BookmarkSubscribeRSS Feed
0 Likes

When running PROC TRANSPOSE on a wide dataset that is sparse, it would be nice if the output could be filtered so rows with zero values, e.g., are excluded.

 

This sample does what I want, but I'd like to add something like an "if value <> 0" or "where value ne 0" to the proc transpose, so the output is limited to rows where value is not zero.
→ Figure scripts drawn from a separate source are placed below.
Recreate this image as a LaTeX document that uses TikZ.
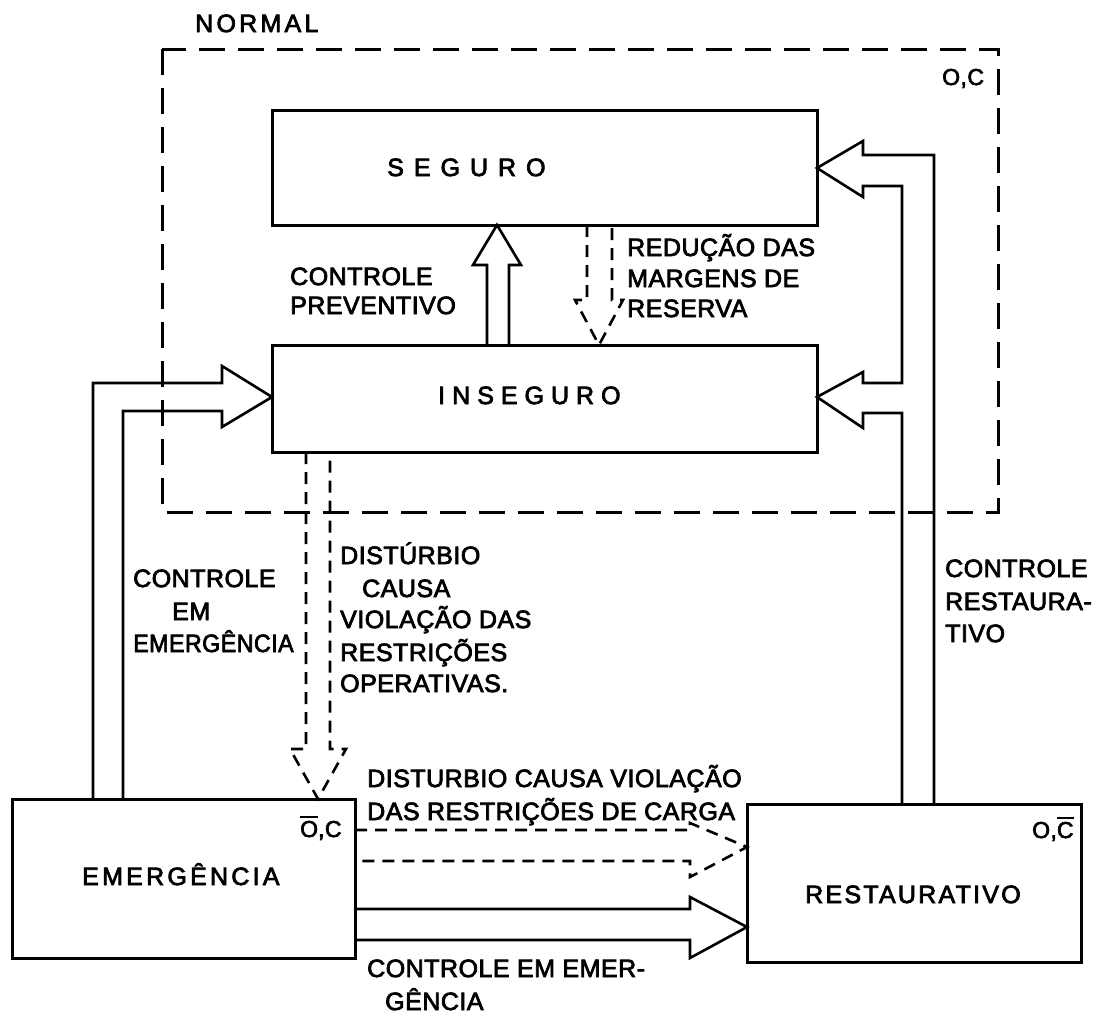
\documentclass[tikz,border=0pt]{standalone}
\usepackage{graphicx}
\usepackage{fontspec}
\setmainfont[FakeBold=3]{Liberation Sans}
\newfontfamily\spA[LetterSpace=40,FakeBold=3]{Liberation Sans}
\newfontfamily\spB[LetterSpace=28,FakeBold=3]{Liberation Sans}
\newfontfamily\spC[LetterSpace=13,FakeBold=3]{Liberation Sans}
\newfontfamily\spD[LetterSpace=9,FakeBold=3]{Liberation Sans}
\newfontfamily\spE[LetterSpace=2,FakeBold=3]{Liberation Sans}
\newcommand\ovl[1]{\leavevmode\vbox{\hrule height 2.5pt\kern 2.5pt\hbox{#1}}}
\begin{document}
\begin{tikzpicture}[x=1pt,y=-1pt,
  box/.style={draw,line width=3pt,rectangle,inner sep=0pt},
  arr/.style={draw,line width=2.6pt,line join=miter},
  darr/.style={draw,line width=2.6pt,dash pattern=on 12pt off 8pt},
  nbox/.style={draw,line width=3pt,dash pattern=on 26pt off 13pt},
  lbl/.style={inner sep=0pt,anchor=base west,font=\spE\fontsize{25}{30}\selectfont},
  small/.style={inner sep=0pt,anchor=base west,font=\spE\fontsize{23}{28}\selectfont}]
\useasboundingbox (0,0) rectangle (1111,1015);
% NORMAL region
\draw[nbox] (162,49) rectangle (998,512);
\node[lbl,font=\spC\fontsize{25}{30}\selectfont] (normal) at (195,32) {NORMAL};
\node[small] (oc) at (942,85) {O,C};
% boxes
\node[box,minimum width=545pt,minimum height=115pt] (seg) at (544.5,167.5) {};
\node[box,minimum width=545pt,minimum height=107pt] (ins) at (544.5,398.5) {};
\node[box,minimum width=343pt,minimum height=159pt] (eme) at (183.5,878.5) {};
\node[box,minimum width=334pt,minimum height=158pt] (res) at (914,883) {};
\node[lbl,font=\spA\fontsize{25}{30}\selectfont] (tseg) at (387,176) {SEGURO};
\node[lbl,font=\spB\fontsize{25}{30}\selectfont] (tins) at (438,404) {INSEGURO};
\node[lbl,font=\spC\fontsize{25}{30}\selectfont] (teme) at (82,885) {EMERGÊNCIA};
\node[lbl,font=\spD\fontsize{25}{30}\selectfont] (tres) at (805,903) {RESTAURATIVO};
\node[small] (oce) at (300,837) {\ovl{O},C};
\node[small] (ocr) at (1032,838) {O,\ovl{C}};
% controle preventivo (up)
\draw[arr] (487,345) -- (487,265) -- (473,265) -- (497,225) -- (521,265) -- (509,265) -- (509,345);
% reducao margens (dashed down)
\draw[darr] (587,225) -- (587,300) -- (575,300) -- (599,345) -- (623,300) -- (612,300) -- (612,225);
% disturbio operativas (dashed down to emergencia)
\draw[darr] (306,452) -- (306,749) -- (290,749) -- (318,799) -- (346,749) -- (330,749) -- (330,452);
% controle em emergencia (to inseguro)
\draw[arr] (93,799) -- (93,383) -- (222,383) -- (222,366) -- (272,397) -- (222,427) -- (222,411) -- (123,411) -- (123,799);
% controle restaurativo (to seguro and inseguro)
\draw[arr] (934,804) -- (934,155) -- (863,155) -- (863,141) -- (817,168) -- (863,197) -- (863,186)
  -- (902,186) -- (902,383) -- (863,383) -- (863,372) -- (817,397) -- (863,428) -- (863,413) -- (902,413) -- (902,804);
% dashed horizontal (emergencia -> restaurativo)
\draw[darr] (355,830) -- (690,830) -- (690,823) -- (747,847) -- (690,877) -- (690,861) -- (355,861);
% solid horizontal (emergencia -> restaurativo)
\draw[arr] (355,909) -- (690,909) -- (690,897) -- (747,927) -- (690,958) -- (690,940) -- (355,940);
% labels
\node[lbl] (cp1) at (290,285) {CONTROLE};
\node[lbl] (cp2) at (290,314) {PREVENTIVO};
\node[lbl] (rm1) at (627,256) {REDUÇÃO DAS};
\node[lbl] (rm2) at (627,287) {MARGENS DE};
\node[lbl] (rm3) at (627,317) {RESERVA};
\node[lbl] (do1) at (340,564) {DISTÚRBIO};
\node[lbl] (do2) at (362,597) {CAUSA};
\node[lbl] (do3) at (340,628) {VIOLAÇÃO DAS};
\node[lbl] (do4) at (340,661) {RESTRIÇÕES};
\node[lbl] (do5) at (340,692) {OPERATIVAS.};
\node[lbl] (ce1) at (133,587) {CONTROLE};
\node[lbl] (ce2) at (172,620) {EM};
\node[lbl] (ce3) at (133,652) {\scalebox{0.93}[1]{EMERGÊNCIA}};
\node[lbl] (cr1) at (945,577) {CONTROLE};
\node[lbl] (cr2) at (945,610) {RESTAURA-};
\node[lbl] (cr3) at (945,642) {TIVO};
\node[lbl] (dc1) at (367,787) {DISTURBIO CAUSA VIOLAÇÃO};
\node[lbl] (dc2) at (367,820) {DAS RESTRIÇÕES DE CARGA};
\node[lbl] (cm1) at (367,977) {CONTROLE EM EMER-};
\node[lbl] (cm2) at (385,1010) {GÊNCIA};
\end{tikzpicture}
\end{document}
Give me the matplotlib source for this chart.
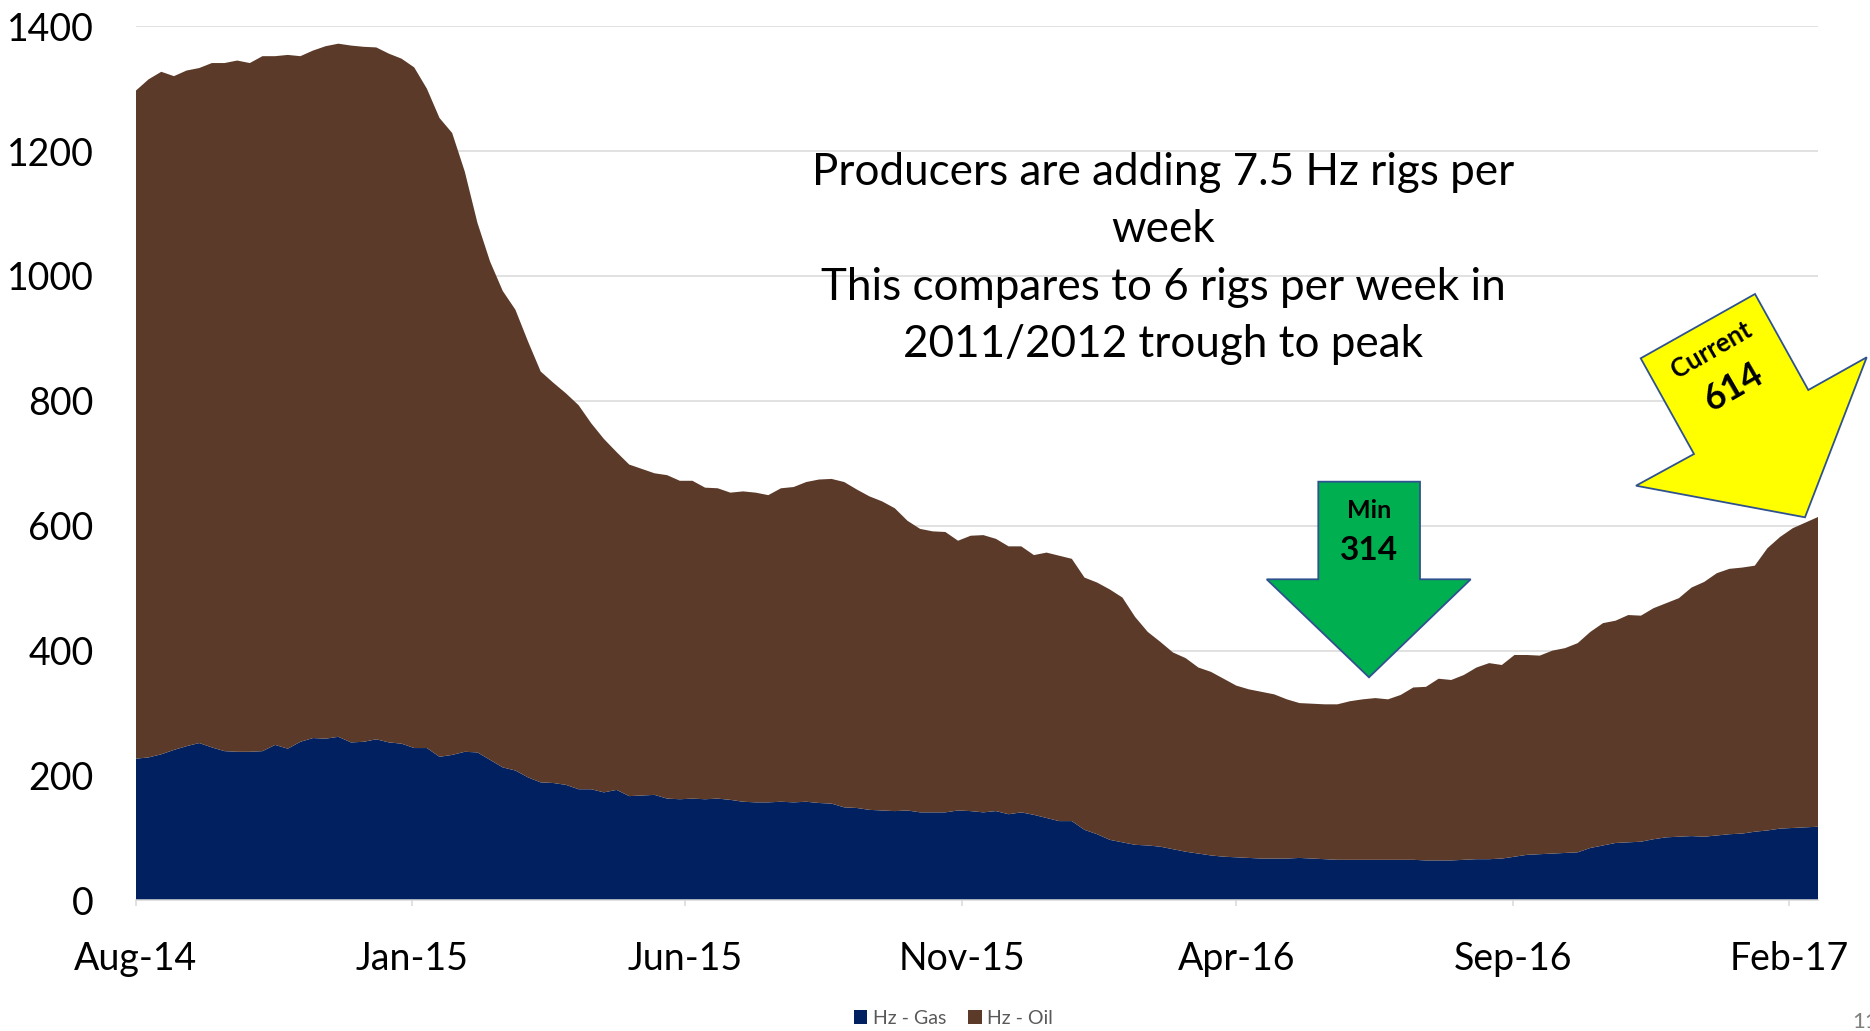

Otherwise the resulting output will be huge, especially if I have about 50 "key" columns in the input and millions of records to transpose.

 

data sample_data;
    input id $ a b c d e f g;
    datalines;
01 1 0  0 0 0 0 0
02 0 1  0 0 0 0 0
03 0 0 -1 0 0 0 0
04 0 3  0 0 0 0 0
05 0 0  0 0 0 0 5
;

proc sort data = sample_data;
    by id a b c d e f g;
run;

proc transpose data = sample_data
               out  = sample_transpose(rename=(_NAME_=key
                                                 COL1=value));
    var a b c d e f g;
    by id;
run;

 

2 Comments
Quentin
Super User

You can add a WHERE option to your PROC TRANSPOSE out= dataset.  Is this what you want? :

 

proc transpose data = sample_data
               out  = sample_transpose(rename=(_NAME_=key
                                                 COL1=value)
                                       where=(value ne 0)
                                       );
    var a b c d e f g;
    by id;
run;

If you have millions of records to transpose, this wouldn't help with the efficiency of the actual transposing (I would think all those values of 0 would still be transposed when the PROC runs), but at least they would not be written to the output dataset, so you would save time in writing the output. 

LinusH
Tourmaline | Level 20

An option in the same area could be to opt for excluding missing values, this would IMO make some sense as pre defined options.

Other filtering should be fine using where= ds options as @Quentin suggested.